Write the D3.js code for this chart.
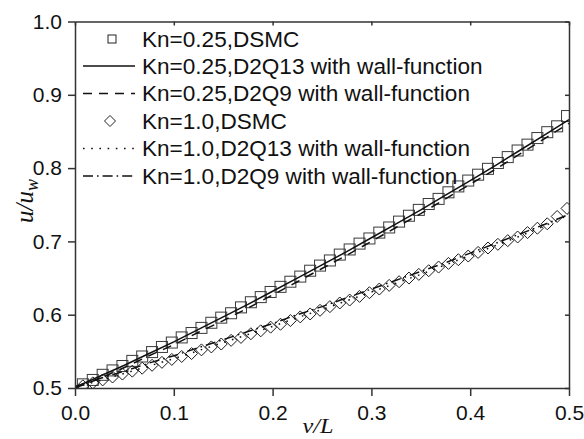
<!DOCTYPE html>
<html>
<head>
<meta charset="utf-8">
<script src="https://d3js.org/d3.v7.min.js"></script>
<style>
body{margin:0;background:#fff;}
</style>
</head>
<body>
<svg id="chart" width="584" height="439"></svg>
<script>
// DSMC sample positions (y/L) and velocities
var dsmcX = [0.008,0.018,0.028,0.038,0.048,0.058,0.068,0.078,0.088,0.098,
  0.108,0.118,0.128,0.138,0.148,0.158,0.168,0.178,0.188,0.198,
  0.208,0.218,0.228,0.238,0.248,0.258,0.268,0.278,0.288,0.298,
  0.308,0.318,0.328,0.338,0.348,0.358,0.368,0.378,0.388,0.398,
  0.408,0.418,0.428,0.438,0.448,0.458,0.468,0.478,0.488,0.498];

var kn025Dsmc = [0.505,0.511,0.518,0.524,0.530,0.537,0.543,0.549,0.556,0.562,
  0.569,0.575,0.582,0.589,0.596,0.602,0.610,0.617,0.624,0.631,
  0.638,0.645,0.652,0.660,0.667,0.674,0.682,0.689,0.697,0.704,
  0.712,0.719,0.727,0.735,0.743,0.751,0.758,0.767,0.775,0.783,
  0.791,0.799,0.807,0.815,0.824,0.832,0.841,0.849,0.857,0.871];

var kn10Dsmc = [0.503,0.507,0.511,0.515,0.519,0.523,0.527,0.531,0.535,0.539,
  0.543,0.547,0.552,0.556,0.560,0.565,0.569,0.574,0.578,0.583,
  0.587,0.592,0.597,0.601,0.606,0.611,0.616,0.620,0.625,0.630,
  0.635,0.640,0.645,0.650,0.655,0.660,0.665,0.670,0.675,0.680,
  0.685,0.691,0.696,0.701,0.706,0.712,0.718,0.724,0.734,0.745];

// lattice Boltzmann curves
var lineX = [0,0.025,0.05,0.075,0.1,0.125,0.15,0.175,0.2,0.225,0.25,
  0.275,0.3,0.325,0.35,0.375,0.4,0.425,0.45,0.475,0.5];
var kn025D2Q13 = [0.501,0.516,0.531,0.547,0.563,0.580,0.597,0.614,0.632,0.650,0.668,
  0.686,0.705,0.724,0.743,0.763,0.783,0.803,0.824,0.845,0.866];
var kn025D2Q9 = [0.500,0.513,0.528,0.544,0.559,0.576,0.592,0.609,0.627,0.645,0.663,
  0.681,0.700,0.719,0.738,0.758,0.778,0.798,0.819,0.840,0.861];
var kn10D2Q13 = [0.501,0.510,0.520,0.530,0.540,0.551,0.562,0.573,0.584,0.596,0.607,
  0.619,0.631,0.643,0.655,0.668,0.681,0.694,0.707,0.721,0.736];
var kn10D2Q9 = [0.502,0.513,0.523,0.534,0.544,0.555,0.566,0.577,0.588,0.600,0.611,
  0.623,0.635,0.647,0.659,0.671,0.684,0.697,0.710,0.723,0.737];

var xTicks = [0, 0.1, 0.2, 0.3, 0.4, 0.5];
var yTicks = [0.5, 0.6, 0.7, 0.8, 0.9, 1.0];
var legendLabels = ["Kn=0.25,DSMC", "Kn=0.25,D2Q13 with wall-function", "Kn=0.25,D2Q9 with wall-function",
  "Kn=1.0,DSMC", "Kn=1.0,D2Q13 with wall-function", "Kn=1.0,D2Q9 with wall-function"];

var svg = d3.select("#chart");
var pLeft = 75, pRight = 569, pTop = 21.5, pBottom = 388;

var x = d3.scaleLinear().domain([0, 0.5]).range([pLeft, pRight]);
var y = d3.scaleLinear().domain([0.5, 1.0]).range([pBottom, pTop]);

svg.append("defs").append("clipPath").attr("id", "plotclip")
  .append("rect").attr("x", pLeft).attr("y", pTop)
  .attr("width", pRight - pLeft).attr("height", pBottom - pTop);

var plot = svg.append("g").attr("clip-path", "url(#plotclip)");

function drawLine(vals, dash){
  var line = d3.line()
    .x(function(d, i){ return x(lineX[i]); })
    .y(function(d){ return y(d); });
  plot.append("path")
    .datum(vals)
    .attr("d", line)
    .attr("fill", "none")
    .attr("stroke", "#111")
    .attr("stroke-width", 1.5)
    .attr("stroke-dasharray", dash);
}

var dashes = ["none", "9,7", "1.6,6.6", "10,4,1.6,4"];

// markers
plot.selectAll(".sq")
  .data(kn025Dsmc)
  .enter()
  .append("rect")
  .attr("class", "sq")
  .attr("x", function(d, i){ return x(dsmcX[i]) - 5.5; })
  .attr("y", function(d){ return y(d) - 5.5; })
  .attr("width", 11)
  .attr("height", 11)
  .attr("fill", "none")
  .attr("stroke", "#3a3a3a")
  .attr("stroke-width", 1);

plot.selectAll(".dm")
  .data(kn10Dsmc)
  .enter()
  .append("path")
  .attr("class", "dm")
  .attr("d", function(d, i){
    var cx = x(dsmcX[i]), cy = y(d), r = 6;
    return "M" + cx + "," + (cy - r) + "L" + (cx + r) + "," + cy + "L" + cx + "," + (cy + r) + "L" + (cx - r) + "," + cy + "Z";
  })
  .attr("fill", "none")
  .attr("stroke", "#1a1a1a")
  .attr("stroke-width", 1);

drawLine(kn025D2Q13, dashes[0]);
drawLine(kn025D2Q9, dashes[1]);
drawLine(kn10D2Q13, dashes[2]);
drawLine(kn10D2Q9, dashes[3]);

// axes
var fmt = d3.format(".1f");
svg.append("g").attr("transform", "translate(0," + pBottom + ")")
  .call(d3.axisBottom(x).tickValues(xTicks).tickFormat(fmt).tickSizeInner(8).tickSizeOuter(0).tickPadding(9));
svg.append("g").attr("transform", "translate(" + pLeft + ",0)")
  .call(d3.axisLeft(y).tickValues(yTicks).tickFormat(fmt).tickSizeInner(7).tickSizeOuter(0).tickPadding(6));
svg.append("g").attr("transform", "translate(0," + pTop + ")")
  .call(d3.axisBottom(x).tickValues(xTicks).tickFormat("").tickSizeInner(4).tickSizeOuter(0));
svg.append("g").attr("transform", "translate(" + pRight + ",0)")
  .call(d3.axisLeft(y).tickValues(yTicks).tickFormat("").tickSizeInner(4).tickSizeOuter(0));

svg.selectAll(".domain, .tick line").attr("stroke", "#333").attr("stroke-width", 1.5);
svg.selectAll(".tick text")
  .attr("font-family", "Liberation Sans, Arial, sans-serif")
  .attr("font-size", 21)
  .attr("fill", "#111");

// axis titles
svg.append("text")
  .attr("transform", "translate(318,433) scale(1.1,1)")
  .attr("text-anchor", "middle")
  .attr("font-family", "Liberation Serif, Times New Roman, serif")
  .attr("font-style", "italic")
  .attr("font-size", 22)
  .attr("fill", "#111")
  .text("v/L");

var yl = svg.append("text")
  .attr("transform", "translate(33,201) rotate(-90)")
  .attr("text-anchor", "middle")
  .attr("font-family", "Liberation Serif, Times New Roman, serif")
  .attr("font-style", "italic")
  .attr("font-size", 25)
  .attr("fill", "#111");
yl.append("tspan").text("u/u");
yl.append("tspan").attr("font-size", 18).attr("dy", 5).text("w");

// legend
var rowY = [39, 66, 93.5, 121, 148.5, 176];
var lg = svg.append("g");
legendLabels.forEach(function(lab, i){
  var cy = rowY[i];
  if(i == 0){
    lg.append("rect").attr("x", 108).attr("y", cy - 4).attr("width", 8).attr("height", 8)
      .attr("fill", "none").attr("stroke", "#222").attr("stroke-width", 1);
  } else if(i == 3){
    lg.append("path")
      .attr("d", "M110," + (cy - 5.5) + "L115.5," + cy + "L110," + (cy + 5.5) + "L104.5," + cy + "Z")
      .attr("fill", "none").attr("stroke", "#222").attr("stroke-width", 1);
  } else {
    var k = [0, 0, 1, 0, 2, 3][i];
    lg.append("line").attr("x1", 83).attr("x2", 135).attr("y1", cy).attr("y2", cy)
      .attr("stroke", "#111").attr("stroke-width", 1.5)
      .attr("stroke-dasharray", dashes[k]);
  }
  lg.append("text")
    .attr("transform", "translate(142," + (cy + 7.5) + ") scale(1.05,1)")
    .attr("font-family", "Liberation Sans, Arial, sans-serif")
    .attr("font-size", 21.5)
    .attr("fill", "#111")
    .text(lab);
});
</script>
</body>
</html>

==

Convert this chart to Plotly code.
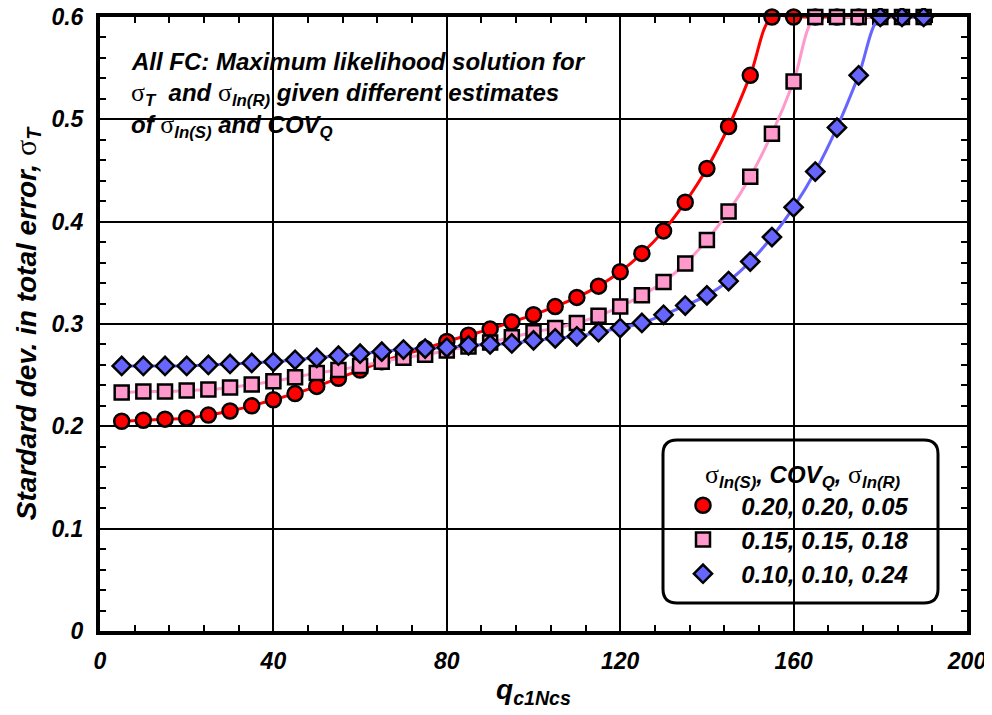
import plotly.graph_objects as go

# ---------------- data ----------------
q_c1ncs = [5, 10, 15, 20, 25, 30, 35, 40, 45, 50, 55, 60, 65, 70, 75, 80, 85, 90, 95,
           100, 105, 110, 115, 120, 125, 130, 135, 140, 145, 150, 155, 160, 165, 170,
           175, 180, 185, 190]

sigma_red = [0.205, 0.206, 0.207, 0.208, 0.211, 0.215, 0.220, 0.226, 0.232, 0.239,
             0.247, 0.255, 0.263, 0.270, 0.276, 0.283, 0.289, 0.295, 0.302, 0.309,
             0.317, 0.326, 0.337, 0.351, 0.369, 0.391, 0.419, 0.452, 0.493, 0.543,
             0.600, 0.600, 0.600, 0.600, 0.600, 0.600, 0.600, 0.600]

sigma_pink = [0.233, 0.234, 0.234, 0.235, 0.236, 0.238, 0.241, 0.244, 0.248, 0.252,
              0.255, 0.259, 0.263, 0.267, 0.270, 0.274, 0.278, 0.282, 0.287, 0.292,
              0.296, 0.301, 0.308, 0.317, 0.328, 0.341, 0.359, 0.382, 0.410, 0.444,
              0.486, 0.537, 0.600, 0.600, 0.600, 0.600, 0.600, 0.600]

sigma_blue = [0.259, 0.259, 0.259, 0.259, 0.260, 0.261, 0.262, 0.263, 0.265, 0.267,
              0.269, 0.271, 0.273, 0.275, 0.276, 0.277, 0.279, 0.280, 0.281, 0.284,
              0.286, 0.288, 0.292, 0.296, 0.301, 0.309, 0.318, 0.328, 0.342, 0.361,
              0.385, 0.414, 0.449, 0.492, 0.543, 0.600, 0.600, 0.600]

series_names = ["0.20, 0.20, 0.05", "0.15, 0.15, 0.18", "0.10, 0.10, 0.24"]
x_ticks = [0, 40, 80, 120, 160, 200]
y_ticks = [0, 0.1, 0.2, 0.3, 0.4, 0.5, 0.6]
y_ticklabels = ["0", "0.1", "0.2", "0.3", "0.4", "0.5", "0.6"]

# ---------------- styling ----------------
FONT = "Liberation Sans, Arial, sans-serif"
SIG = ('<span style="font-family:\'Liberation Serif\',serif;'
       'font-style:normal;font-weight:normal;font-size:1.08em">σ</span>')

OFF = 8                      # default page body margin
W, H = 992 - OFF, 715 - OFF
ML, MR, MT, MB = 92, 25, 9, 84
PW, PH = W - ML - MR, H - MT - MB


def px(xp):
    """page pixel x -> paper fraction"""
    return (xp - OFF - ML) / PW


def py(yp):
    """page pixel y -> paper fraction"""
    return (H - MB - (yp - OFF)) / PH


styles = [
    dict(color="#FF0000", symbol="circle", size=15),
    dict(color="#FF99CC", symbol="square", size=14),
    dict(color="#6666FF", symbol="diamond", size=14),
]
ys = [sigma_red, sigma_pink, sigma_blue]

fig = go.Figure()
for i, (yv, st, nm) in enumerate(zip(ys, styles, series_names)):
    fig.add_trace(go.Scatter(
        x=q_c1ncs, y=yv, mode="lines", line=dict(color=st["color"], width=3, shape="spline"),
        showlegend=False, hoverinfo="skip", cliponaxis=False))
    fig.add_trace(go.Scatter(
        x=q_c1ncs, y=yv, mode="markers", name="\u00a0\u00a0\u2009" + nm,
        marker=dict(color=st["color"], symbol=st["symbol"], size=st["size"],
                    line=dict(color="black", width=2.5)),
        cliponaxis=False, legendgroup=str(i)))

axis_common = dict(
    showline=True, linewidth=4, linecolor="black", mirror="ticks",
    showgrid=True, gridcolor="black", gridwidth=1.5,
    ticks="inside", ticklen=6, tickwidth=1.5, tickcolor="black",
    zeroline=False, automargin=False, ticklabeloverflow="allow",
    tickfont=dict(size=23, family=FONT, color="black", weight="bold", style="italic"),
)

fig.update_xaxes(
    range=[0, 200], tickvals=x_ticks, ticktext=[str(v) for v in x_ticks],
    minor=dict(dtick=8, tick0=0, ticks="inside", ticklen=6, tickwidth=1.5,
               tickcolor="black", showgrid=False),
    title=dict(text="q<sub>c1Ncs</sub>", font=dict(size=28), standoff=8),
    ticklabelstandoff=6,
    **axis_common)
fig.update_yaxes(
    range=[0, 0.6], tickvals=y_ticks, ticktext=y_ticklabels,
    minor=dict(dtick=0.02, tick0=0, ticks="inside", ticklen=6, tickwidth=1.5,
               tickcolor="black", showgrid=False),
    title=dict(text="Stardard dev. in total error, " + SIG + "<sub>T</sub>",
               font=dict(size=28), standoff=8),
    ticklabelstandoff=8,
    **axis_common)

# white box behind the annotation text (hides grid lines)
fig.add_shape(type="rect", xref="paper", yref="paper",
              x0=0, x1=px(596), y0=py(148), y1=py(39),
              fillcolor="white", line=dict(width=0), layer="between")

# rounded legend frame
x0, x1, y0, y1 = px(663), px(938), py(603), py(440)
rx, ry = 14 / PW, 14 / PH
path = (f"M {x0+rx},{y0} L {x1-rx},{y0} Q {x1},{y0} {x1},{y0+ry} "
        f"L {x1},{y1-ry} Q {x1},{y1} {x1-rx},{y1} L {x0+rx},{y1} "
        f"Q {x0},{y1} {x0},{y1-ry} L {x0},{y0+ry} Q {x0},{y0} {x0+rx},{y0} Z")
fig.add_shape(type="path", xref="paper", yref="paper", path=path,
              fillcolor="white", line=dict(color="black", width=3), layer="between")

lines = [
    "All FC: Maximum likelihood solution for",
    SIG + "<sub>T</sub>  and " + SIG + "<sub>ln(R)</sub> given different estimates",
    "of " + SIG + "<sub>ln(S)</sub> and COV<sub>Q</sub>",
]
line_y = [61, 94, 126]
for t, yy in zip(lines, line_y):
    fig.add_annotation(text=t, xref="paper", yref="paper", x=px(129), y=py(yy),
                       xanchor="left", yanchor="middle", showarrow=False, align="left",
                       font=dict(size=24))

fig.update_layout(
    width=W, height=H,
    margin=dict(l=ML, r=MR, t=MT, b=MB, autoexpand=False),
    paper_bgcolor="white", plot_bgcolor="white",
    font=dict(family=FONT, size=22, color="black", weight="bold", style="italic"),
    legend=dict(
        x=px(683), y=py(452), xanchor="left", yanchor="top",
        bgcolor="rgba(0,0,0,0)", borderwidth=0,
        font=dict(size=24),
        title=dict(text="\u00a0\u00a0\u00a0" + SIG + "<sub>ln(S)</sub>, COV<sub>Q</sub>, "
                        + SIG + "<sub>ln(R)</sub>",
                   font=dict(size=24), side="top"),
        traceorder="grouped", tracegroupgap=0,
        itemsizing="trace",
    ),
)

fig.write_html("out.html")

* * *

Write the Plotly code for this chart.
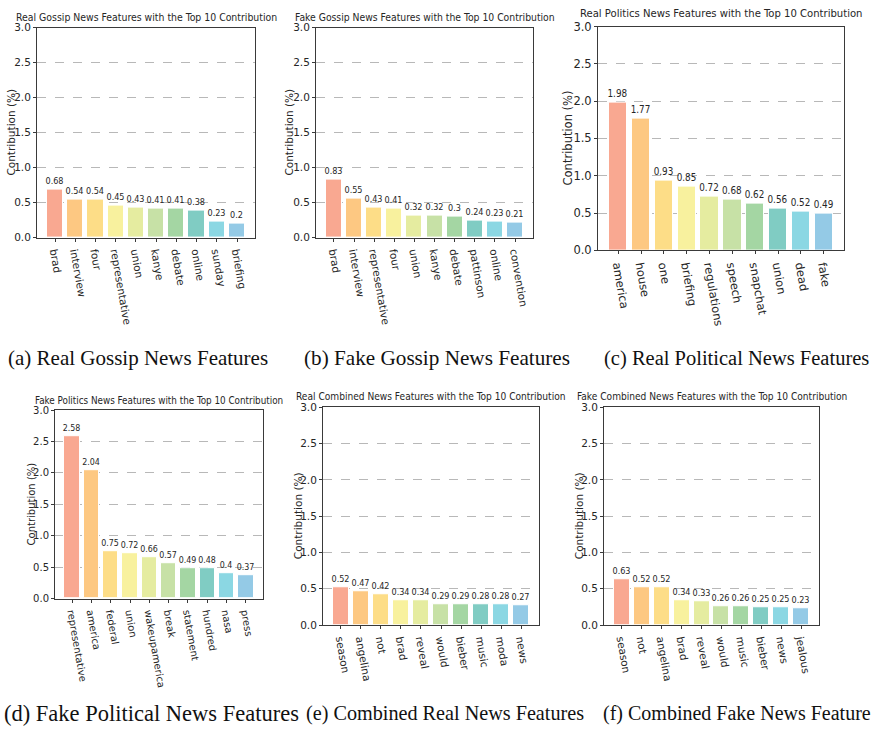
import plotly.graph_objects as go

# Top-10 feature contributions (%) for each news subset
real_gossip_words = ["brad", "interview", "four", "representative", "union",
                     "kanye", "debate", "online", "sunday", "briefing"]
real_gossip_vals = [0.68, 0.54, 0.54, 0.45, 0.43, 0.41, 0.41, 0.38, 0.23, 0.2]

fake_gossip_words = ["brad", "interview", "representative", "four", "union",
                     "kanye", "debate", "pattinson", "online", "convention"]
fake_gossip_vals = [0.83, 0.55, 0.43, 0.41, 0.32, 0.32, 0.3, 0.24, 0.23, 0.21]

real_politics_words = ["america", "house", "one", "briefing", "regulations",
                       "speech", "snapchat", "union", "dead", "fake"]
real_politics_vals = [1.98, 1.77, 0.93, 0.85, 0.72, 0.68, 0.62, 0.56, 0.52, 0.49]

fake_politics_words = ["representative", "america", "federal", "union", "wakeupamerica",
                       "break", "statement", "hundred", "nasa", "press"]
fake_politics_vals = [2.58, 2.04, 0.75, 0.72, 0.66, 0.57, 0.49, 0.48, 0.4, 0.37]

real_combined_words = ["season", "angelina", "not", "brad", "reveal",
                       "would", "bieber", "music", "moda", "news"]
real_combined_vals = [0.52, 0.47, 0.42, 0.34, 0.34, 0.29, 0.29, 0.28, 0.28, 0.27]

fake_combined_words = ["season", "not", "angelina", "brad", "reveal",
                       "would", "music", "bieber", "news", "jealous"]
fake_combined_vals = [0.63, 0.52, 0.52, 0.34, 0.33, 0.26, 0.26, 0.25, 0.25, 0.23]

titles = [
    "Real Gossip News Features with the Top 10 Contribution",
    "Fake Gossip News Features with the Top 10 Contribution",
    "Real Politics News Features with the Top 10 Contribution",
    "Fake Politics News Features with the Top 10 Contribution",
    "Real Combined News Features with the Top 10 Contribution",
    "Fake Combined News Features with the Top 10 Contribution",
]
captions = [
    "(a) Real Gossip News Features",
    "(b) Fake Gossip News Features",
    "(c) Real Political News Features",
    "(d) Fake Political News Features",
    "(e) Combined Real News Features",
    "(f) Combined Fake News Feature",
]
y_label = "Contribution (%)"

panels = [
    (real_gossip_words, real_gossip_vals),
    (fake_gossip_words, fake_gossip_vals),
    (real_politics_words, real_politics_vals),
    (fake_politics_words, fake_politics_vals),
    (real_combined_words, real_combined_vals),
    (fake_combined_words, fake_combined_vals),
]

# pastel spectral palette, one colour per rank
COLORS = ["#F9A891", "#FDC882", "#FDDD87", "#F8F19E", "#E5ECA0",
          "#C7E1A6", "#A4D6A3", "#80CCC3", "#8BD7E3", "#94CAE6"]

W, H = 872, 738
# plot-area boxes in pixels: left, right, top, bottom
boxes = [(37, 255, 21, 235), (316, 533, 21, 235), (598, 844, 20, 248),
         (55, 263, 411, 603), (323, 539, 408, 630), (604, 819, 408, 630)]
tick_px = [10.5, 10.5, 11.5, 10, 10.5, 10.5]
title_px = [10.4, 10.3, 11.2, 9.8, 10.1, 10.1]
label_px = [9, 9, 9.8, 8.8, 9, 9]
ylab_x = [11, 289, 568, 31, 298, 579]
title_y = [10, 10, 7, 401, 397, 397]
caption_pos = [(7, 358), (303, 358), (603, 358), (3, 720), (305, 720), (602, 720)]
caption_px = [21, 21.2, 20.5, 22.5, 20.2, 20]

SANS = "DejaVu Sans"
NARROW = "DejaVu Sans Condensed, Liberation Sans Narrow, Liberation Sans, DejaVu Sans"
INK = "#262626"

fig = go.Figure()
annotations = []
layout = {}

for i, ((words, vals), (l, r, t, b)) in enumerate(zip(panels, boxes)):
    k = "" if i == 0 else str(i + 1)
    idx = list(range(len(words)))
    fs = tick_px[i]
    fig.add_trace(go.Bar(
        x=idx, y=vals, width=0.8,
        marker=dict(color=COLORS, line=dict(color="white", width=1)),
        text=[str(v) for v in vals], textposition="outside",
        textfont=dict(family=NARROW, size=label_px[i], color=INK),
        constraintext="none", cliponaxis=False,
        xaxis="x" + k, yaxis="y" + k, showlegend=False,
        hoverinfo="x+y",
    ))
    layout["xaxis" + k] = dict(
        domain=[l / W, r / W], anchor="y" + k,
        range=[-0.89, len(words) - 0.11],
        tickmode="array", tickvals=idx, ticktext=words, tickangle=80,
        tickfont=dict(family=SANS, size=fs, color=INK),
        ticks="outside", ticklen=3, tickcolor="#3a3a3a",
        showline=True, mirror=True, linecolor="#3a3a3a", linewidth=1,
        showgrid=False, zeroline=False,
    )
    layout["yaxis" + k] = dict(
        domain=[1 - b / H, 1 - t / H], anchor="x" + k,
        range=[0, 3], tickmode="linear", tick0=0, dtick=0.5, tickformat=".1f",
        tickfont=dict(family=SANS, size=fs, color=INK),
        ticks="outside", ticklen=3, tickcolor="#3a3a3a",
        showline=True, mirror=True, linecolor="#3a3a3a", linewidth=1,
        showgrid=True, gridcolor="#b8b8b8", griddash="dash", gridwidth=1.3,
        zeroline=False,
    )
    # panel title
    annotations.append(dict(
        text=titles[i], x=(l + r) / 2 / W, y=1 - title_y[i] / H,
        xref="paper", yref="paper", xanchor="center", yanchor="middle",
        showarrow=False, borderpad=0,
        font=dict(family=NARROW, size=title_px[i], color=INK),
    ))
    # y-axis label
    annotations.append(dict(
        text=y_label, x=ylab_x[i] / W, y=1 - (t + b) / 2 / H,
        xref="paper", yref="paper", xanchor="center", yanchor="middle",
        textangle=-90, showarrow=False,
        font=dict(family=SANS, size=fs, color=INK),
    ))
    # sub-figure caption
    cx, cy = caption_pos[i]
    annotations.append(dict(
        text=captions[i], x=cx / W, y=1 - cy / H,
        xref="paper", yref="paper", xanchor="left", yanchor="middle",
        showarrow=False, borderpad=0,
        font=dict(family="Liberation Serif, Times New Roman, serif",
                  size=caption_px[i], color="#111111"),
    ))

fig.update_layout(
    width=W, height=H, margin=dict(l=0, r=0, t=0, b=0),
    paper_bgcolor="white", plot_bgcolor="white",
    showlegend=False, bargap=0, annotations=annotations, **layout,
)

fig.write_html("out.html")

**The exercise**:
Pictures are excluded. Repeat exactly the lines from the one containing "Write the Plotly code for this chart." to the one containing "0.38, 0.23, 0.2]", inclusive.

**Full answer**:
Write the Plotly code for this chart.
import plotly.graph_objects as go

# Top-10 feature contributions (%) for each news subset
real_gossip_words = ["brad", "interview", "four", "representative", "union",
                     "kanye", "debate", "online", "sunday", "briefing"]
real_gossip_vals = [0.68, 0.54, 0.54, 0.45, 0.43, 0.41, 0.41, 0.38, 0.23, 0.2]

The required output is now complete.